Sasser, the ambassador, said the weekend protests seemed to be getting so out of hand that he and other embassy staff began destroying sensitive documents. Early Monday morning, the situation had calmed enough for the ambassador to take a quick peek outside the building where he remained trapped with fewer than a dozen other personnel.

Throughout the day, protesters continued to hurl objects at regular intervals at the defaced building housing the embassy's main offices. Police stood in double or triple rows, arms locked, ready to repel any rush by demonstrators.

But the atmosphere was far less tense than the day before.
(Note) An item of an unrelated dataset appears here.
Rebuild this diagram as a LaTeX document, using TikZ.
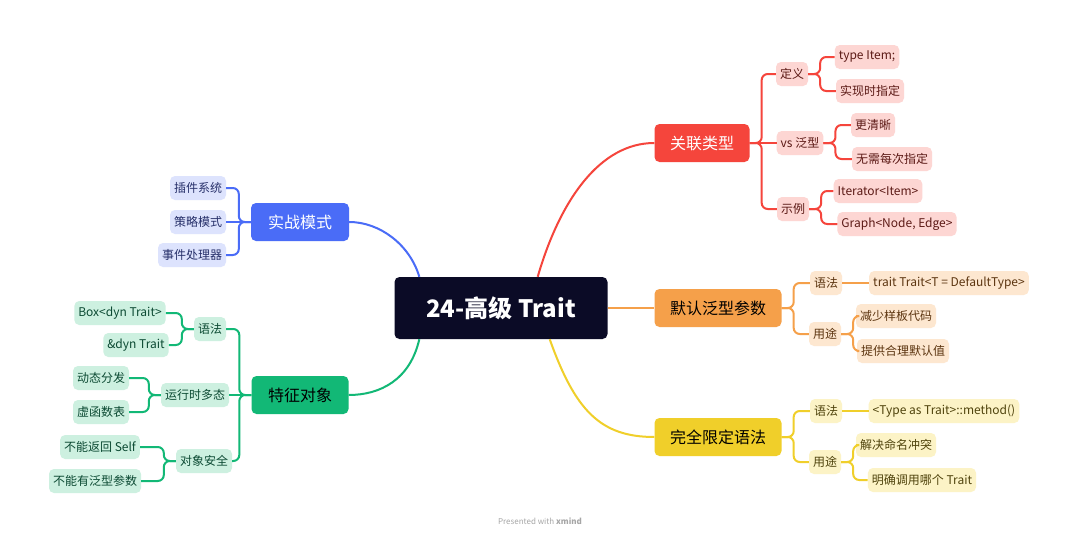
\documentclass[tikz,border=0pt]{standalone}
\usepackage{fontspec}
\setmainfont{Noto Sans CJK SC}
\begin{document}
\begin{tikzpicture}[x=1pt,y=-1pt,
 main/.style={rounded corners=5pt,inner sep=0pt,minimum height=38pt,text=white,font=\fontsize{16}{18}\selectfont},
 sub/.style={rounded corners=5pt,inner sep=4pt,minimum height=24pt,font=\fontsize{12}{14}\selectfont},
 cn/.style={line width=2pt,rounded corners=6pt},
 R/.style={sub,fill=rL,text=rT}, O/.style={sub,fill=oL,text=oT},
 Y/.style={sub,fill=yL,text=yT}, B/.style={sub,fill=bL,text=bT}, G/.style={sub,fill=gL,text=gT}]
\definecolor{rM}{HTML}{F5453C}\definecolor{rL}{HTML}{FDD6D3}\definecolor{rT}{HTML}{5C1A16}
\definecolor{oM}{HTML}{F5A04A}\definecolor{oL}{HTML}{FDE7D0}\definecolor{oT}{HTML}{5C3510}
\definecolor{yM}{HTML}{F0CF2A}\definecolor{yL}{HTML}{FCF3C6}\definecolor{yT}{HTML}{4F430C}
\definecolor{bM}{HTML}{4A6CF7}\definecolor{bL}{HTML}{DDE3FD}\definecolor{bT}{HTML}{27306A}
\definecolor{gM}{HTML}{12B876}\definecolor{gL}{HTML}{CDF0E0}\definecolor{gT}{HTML}{0C4A33}
\definecolor{navy}{HTML}{0B0B26}
\useasboundingbox[fill=white] (0,0) rectangle (1080,541);
% root
\node[rounded corners=5pt,fill=navy,text=white,minimum width=213pt,minimum height=62pt,font=\fontsize{24}{28}\selectfont\bfseries] (root) at (501,308) {24-高级 Trait};
% main branches
\node[main,fill=rM,minimum width=95pt] (a) at (702,143) {关联类型};
\node[main,fill=oM,minimum width=127pt,text=black] (b) at (718,308) {默认泛型参数};
\node[main,fill=yM,minimum width=127pt,text=black] (c) at (718,437) {完全限定语法};
\node[main,fill=bM,minimum width=98pt] (d) at (300,222) {实战模式};
\node[main,fill=gM,minimum width=97pt,text=black] (e) at (300,395) {特征对象};
\draw[cn,rM,rounded corners=0pt] ([xshift=-70pt]root.north east) .. controls (560,200) and (600,143) .. (a.west);
\draw[cn,oM] (root.east) -- (b.west);
\draw[cn,yM,rounded corners=0pt] ([xshift=-58pt]root.south east) .. controls (575,410) and (600,437) .. (c.west);
\draw[cn,bM,rounded corners=0pt] ([xshift=25pt]root.north west) .. controls (410,245) and (380,222) .. (d.east);
\draw[cn,gM,rounded corners=0pt] ([xshift=25pt]root.south west) .. controls (410,380) and (380,395) .. (e.east);
% red subtree
\node[R] (a1) at (792,74) {定义};
\node[R] (a11) at (867,57) {type Item;};
\node[R] (a12) at (870,91) {实现时指定};
\node[R] (a2) at (800,143) {vs 泛型};
\node[R] (a21) at (873,125) {更清晰};
\node[R] (a22) at (892,159) {无需每次指定};
\node[R] (a3) at (793,209) {示例};
\node[R] (a31) at (878,191) {Iterator<Item>};
\node[R] (a32) at (897,224) {Graph<Node, Edge>};
\foreach \s in {a1,a3}{\draw[cn,rM] (a.east) -- ++(12,0) |- (\s.west);}
\draw[cn,rM] (a.east) -- (a2.west);
\foreach \p/\s in {a1/a11,a1/a12,a2/a21,a2/a22,a3/a31,a3/a32}{\draw[cn,rM] (\p.east) -- ++(12,0) |- (\s.west);}
% orange
\node[O] (b1) at (826,283) {语法};
\node[O] (b11) at (949,283) {trait Trait<T = DefaultType>};
\node[O] (b2) at (825,334) {用途};
\node[O] (b21) at (896,316) {减少样板代码};
\node[O] (b22) at (903,351) {提供合理默认值};
\foreach \s in {b1,b2}{\draw[cn,oM] (b.east) -- ++(12,0) |- (\s.west);}
\draw[cn,oM] (b1.east) -- (b11.west);
\foreach \p/\s in {b2/b21,b2/b22}{\draw[cn,oM] (\p.east) -- ++(12,0) |- (\s.west);}
% yellow
\node[Y] (c1) at (826,411) {语法};
\node[Y] (c11) at (944,411) {<Type as Trait>::method()};
\node[Y] (c2) at (825,462) {用途};
\node[Y] (c21) at (896,445) {解决命名冲突};
\node[Y] (c22) at (922,480) {明确调用哪个 Trait};
\foreach \s in {c1,c2}{\draw[cn,yM] (c.east) -- ++(12,0) |- (\s.west);}
\draw[cn,yM] (c1.east) -- (c11.west);
\foreach \p/\s in {c2/c21,c2/c22}{\draw[cn,yM] (\p.east) -- ++(12,0) |- (\s.west);}
% blue
\node[B] (d1) at (198,188) {插件系统};
\node[B] (d2) at (198,222) {策略模式};
\node[B] (d3) at (192,255) {事件处理器};
\foreach \s in {d1,d3}{\draw[cn,bM] (d.west) -- ++(-12,0) |- (\s.east);}
\draw[cn,bM] (d.west) -- (d2.east);
% green
\node[G] (e1) at (210,329) {语法};
\node[G] (e11) at (120,313) {Box<dyn Trait>};
\node[G] (e12) at (136,345) {\&dyn Trait};
\node[G] (e2) at (195,395) {运行时多态};
\node[G] (e21) at (101,378) {动态分发};
\node[G] (e22) at (101,412) {虚函数表};
\node[G] (e3) at (204,461) {对象安全};
\node[G] (e31) at (100,447) {不能返回 Self};
\node[G] (e32) at (95,481) {不能有泛型参数};
\foreach \s in {e1,e3}{\draw[cn,gM] (e.west) -- ++(-12,0) |- (\s.east);}
\draw[cn,gM] (e.west) -- (e2.east);
\foreach \p/\s in {e1/e11,e1/e12,e2/e21,e2/e22,e3/e31,e3/e32}{\draw[cn,gM] (\p.west) -- ++(-12,0) |- (\s.east);}
\node[text=gray!70,font=\fontsize{8}{10}\selectfont] (ft) at (540,521) {Presented with \textbf{xmind}};
\end{tikzpicture}
\end{document}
Officers kept prodding the marchers along, preventing knots of people from forming and growing more violent.

Analysts said the central government, surprised by the vehemence of public reaction, has embarked on a clear campaign to rein in the protests that it seemed initially to encourage.

Most of those allowed to participate Monday were groups organized by student unions and work units and headed by leaders who tried to keep their groups in line. Some other residents who tried to join in were turned back by police.

On the national evening newscast, special focus was given to students who stayed on campus to express their anger.

"Students should show resistance by studying well and strengthening education. Workers should show resistance by working hard," the news reader exhorted. "This way China will develop to a level where no one would dare to cross China."